I love the UX and product design community, composed of people who love black turtlenecks, Macbooks, chunky glasses, all of us filled with the confidence that good design can change the world. It is because I love this community that I also need to call all of us out for the quiet part UX design and Information Architecture plays into both racial and socioeconomic oppression.
Every year I end up paying for TurboTax because I can’t figure out how to navigate through any of the free software…..and I’m literally someone with a degree in Information Science and Design. Paying $180 dollars for the software is annoying for me, but for families in poverty this is over a week’s worth of food. In parts of the government that every American needs to touch, they should have equal access to great design.

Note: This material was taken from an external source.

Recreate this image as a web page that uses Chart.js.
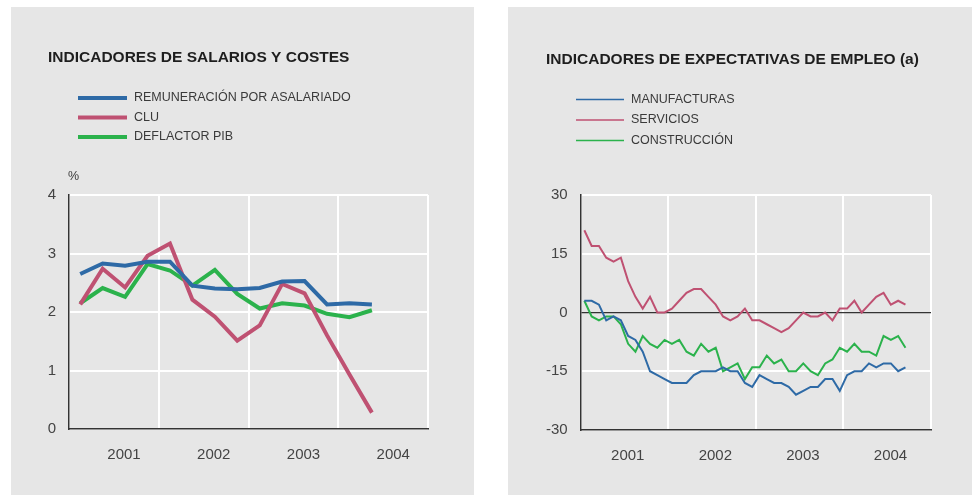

The ads I get on Google shape the opportunities I’m aware of, which lets me further amass privileged social networks. We don’t just put people into boxes; we help them put themselves into boxes.
Payday loan sites make it purposefully confusing what their terms are, which capture people who might have low financial literacy into continual cycles of poverty. We might be just designing the size of boxes, the colors of warnings on screens, the navigational flow through an app. But even though our tools are lines and boxes, pixels and bits, we need to acknowledge how they still slowly put people into shackles.

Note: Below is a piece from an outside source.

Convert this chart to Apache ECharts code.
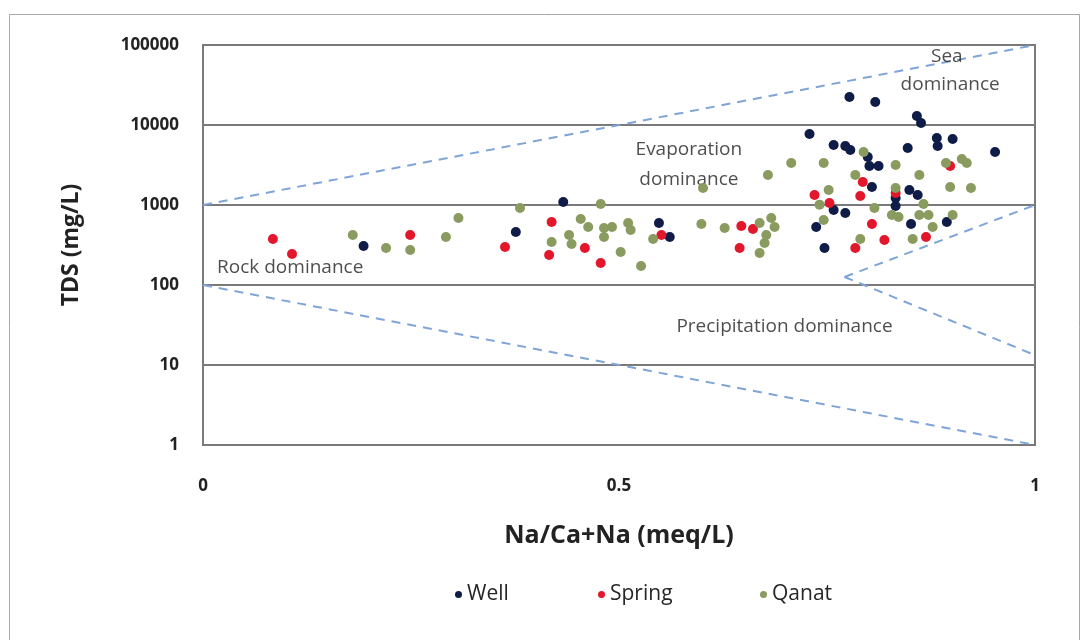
<!DOCTYPE html>
<html>
<head>
<meta charset="utf-8">
<script src="https://cdn.jsdelivr.net/npm/echarts@6/dist/echarts.min.js"></script>
<style>html,body{margin:0;padding:0;background:#fff;}#c{width:1082px;height:640px;}</style>
</head>
<body>
<div id="c"></div>
<script>
const yTicks = [1, 10, 100, 1000, 10000, 100000];
const xTicks = [0, 0.5, 1];

const wellData = [
  [0.193,307],[0.376,460],[0.433,1090],[0.548,596],[0.561,398],
  [0.729,7720],[0.758,5623],[0.772,5464],[0.778,4870],[0.758,866],[0.772,794],
  [0.737,531],[0.747,290],[0.777,22387],[0.808,19387],[0.858,12961],[0.863,10593],
  [0.847,5158],[0.882,6879],[0.883,5464],[0.901,6683],[0.952,4597],[0.799,3981],
  [0.801,3072],[0.812,3072],[0.804,1679],[0.8325,1223],[0.8325,971],[0.849,1540],
  [0.859,1334],[0.851,579],[0.894,613]
];
const springData = [
  [0.084,376],[0.107,244],[0.249,422],[0.363,298],[0.419,613],[0.416,237],
  [0.459,290],[0.478,188],[0.551,422],[0.647,546],[0.661,501],[0.645,290],
  [0.735,1334],[0.753,1059],[0.793,1939],[0.790,1296],[0.898,3072],[0.8325,1413],
  [0.804,579],[0.819,365],[0.869,398],[0.784,290]
];
const qanatData = [
  [0.180,422],[0.220,290],[0.249,274],[0.292,398],[0.307,688],[0.381,917],
  [0.419,345],[0.454,668],[0.463,531],[0.440,422],[0.443,325],[0.478,1029],
  [0.482,516],[0.4916,531],[0.482,398],[0.502,258],[0.511,596],[0.514,487],
  [0.541,376],[0.5265,173],[0.601,1632],[0.599,579],[0.627,516],[0.669,596],
  [0.683,688],[0.687,531],[0.677,422],[0.675,335],[0.669,251],[0.679,2371],
  [0.707,3350],[0.746,3350],[0.752,1540],[0.746,649],[0.741,1010],[0.794,4597],
  [0.784,2371],[0.8325,3162],[0.861,2371],[0.893,3350],[0.912,3758],[0.918,3350],
  [0.898,1679],[0.923,1632],[0.8325,1632],[0.807,917],[0.828,750],[0.836,708],
  [0.861,750],[0.872,750],[0.866,1029],[0.901,750],[0.877,531],[0.853,376],[0.790,376]
];

// Gibbs boundary lines
const upperBoundary = [[0,1000],[1,100000]];
const lowerBoundary = [[0,100],[1,1]];
const precipUpper = [[0.771,126],[1,1000]];
const precipLower = [[0.771,126],[1,13.3]];

// Region annotations [x, y, text, align]
const annotations = [
  [0.894, 70795, 'Sea', 'center'],
  [0.898, 31623, 'dominance', 'center'],
  [0.584, 4870, 'Evaporation', 'center'],
  [0.584, 2054, 'dominance', 'center'],
  [0.0169, 163, 'Rock dominance', 'left'],
  [0.569, 29.9, 'Precipitation dominance', 'left']
];

const seriesNames = ['Well', 'Spring', 'Qanat'];
const seriesColors = ['#0f1c48', '#e3172c', '#8a9b5f'];

const chart = echarts.init(document.getElementById('c'));
const dashStyle = {color: '#7fa4d8', width: 2, type: [9, 7]};
function boundary(d){
  return {type:'line', data:d, symbol:'none', lineStyle:dashStyle, silent:true, z:1, legendHoverLink:false};
}
const font = 'Open Sans, Liberation Sans, sans-serif';

chart.setOption({
  animation: false,
  backgroundColor: '#fff',
  graphic: [{type:'rect', shape:{x:9.5, y:14.5, width:1070, height:640}, style:{fill:'none', stroke:'#a8a8a8', lineWidth:1}}],
  grid: {left:203, right:47, top:45, bottom:195, show:true, borderColor:'#7a7a7a', borderWidth:2},
  legend: [
    {data:['Well'], left:450, top:579},
    {data:['Spring'], left:593, top:579},
    {data:['Qanat'], left:755, top:579}
  ].map(l => Object.assign(l, {icon:'circle', itemWidth:7, itemHeight:7, itemGap:6,
      textStyle:{fontFamily:font, fontSize:21, color:'#262626'}})),
  xAxis: {
    type:'value', min:xTicks[0], max:xTicks[xTicks.length-1], interval:0.5,
    name:'Na/Ca+Na (meq/L)', nameLocation:'middle', nameGap:78,
    nameTextStyle:{fontFamily:font, fontSize:25, fontWeight:'bold', color:'#222'},
    axisLine:{lineStyle:{color:'#7a7a7a', width:2}}, axisTick:{show:false}, splitLine:{show:false},
    axisLabel:{fontFamily:font, fontSize:17, fontWeight:'bold', color:'#222', margin:33,
      formatter: v => xTicks.includes(v) ? String(v) : ''}
  },
  yAxis: {
    type:'log', logBase:10, min:yTicks[0], max:yTicks[yTicks.length-1],
    name:'TDS (mg/L)', nameLocation:'middle', nameGap:120,
    nameTextStyle:{fontFamily:font, fontSize:23, fontWeight:'bold', color:'#222'},
    axisLine:{lineStyle:{color:'#7a7a7a', width:2}}, axisTick:{show:false},
    splitLine:{lineStyle:{color:'#7a7a7a', width:2}},
    axisLabel:{fontFamily:font, fontSize:17, fontWeight:'bold', color:'#222', margin:24,
      formatter: v => String(v)}
  },
  series: [
    boundary(upperBoundary), boundary(lowerBoundary), boundary(precipUpper), boundary(precipLower),
    {type:'scatter', name:'Annot', data:annotations.map(a => ({value:[a[0],a[1]], label:{align:a[3]}, name:a[2]})),
      symbolSize:0, silent:true, z:3,
      label:{show:true, position:'inside', formatter: p => p.name, fontFamily:font, fontSize:19, color:'#222'}},
    ...seriesNames.map((n, i) => ({
      type:'scatter', name:n, data:[wellData, springData, qanatData][i], symbolSize:10,
      itemStyle:{color:seriesColors[i], opacity:1}, z:5
    }))
  ]
});
</script>
</body>
</html>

It has continuously been acknowledged that minorities who whiten their names on resumes are more likely to get call-backs. Healthcare algorithms provide less service to Black people. Many of us wrote these algorithms. And if we might want to say a developer did that, not us, it was at the very least a product manager that created the assumptions of these algorithms that were shaped by white experiences.
A lot of you are probably working at big tech companies thinking about what font is the most readable on small versus large screens. I can’t help but wonder what the incredible impact to millions would be if we turned our attention to problems like the process for filling out Section 8 housing vouchers or the U.S.’s Unemployment website.
If we really want to be change-makers for good, we need to acknowledge the ways in which we subtly perpetuate unjust systems. Then we need to take charge of radically reshaping the future for good.
- Having designers of a multitude of different backgrounds
- Having research subjects of many different backgrounds
- Having a Code of Ethics for our work
- Having classes in our UX design schools about how information structures impact equity
- Donating not just our money to Black Lives Matter, but our time and our expertise to build highly accessible software that can help people out of poverty, help create equitable hiring practices, and equitable healthcare outcomes.
We are a new field, but now is the time to show that we can quickly address systemic problems in our field and work to build better.